╭─ Records for the task

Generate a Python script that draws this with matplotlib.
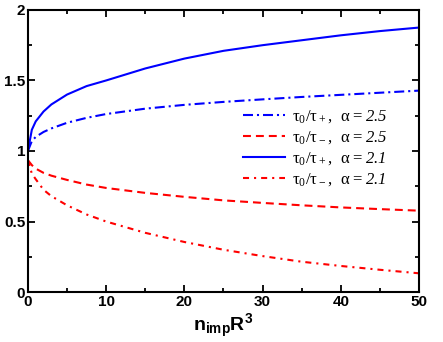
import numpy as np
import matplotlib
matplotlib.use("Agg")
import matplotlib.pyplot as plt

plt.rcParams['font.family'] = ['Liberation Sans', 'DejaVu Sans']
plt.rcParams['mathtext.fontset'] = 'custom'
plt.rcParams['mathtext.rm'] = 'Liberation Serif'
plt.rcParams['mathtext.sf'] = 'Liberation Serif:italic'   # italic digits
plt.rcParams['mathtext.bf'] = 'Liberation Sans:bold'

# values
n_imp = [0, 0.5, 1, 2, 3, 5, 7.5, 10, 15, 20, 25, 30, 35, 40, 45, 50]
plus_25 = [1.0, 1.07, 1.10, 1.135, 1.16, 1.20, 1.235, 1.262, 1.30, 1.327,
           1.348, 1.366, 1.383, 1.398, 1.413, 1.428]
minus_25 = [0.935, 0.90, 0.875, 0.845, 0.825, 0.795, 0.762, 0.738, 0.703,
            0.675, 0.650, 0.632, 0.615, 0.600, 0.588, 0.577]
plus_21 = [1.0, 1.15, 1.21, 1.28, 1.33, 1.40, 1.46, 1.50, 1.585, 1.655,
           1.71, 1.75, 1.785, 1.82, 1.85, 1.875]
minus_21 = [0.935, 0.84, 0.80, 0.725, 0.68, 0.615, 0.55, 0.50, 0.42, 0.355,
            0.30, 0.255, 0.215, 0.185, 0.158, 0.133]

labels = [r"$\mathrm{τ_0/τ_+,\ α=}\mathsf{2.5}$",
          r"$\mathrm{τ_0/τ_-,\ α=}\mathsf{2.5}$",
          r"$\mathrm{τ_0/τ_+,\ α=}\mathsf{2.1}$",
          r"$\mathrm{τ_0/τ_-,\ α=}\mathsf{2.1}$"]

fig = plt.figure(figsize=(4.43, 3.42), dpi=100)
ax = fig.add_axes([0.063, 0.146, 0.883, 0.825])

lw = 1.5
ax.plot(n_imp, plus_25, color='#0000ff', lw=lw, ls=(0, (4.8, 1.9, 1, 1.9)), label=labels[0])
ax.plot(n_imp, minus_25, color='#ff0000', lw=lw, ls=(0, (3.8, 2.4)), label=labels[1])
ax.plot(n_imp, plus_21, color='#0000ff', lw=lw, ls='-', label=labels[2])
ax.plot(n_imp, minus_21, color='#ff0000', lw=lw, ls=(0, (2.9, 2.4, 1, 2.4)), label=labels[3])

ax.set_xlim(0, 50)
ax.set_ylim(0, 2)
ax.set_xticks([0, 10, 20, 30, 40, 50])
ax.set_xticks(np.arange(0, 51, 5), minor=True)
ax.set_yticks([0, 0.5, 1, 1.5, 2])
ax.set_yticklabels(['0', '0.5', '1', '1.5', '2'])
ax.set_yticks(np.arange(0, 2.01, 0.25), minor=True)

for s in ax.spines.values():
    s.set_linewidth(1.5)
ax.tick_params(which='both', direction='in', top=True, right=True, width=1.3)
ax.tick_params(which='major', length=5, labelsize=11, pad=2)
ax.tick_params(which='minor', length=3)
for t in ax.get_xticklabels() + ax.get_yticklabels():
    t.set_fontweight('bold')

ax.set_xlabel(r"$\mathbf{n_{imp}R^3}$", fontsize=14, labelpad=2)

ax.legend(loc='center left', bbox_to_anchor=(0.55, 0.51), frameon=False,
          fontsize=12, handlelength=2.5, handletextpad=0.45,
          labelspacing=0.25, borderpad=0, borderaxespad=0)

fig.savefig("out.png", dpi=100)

╰─
╭─ Records for the task

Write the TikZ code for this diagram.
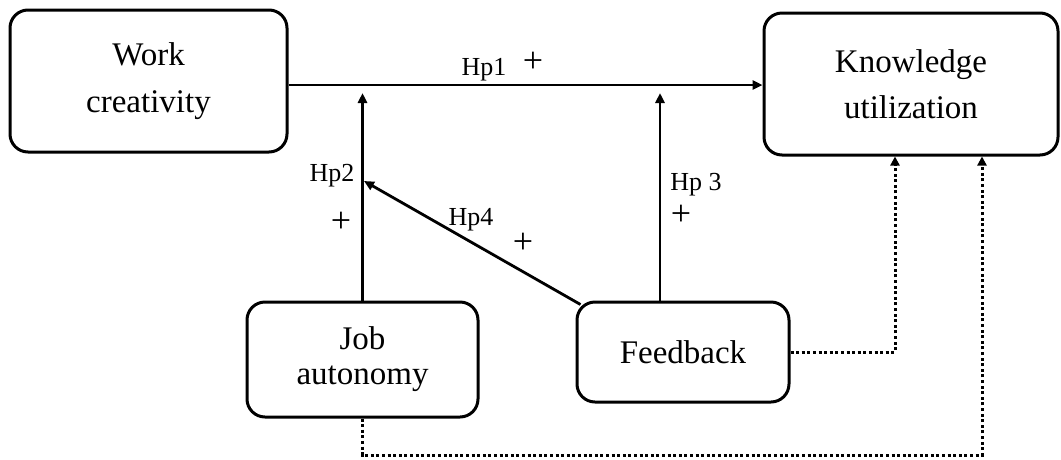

╰─

Copy exactly, and copy only, the lines from the one with "Generate a Python" to the one with "plt.rcParams['mathtext.bf'] = 'Liberation", ends included. Pictures are not part of the copy.

◆ **Answer for the task**:
Generate a Python script that draws this with matplotlib.
import numpy as np
import matplotlib
matplotlib.use("Agg")
import matplotlib.pyplot as plt

plt.rcParams['font.family'] = ['Liberation Sans', 'DejaVu Sans']
plt.rcParams['mathtext.fontset'] = 'custom'
plt.rcParams['mathtext.rm'] = 'Liberation Serif'
plt.rcParams['mathtext.sf'] = 'Liberation Serif:italic'   # italic digits
plt.rcParams['mathtext.bf'] = 'Liberation Sans:bold'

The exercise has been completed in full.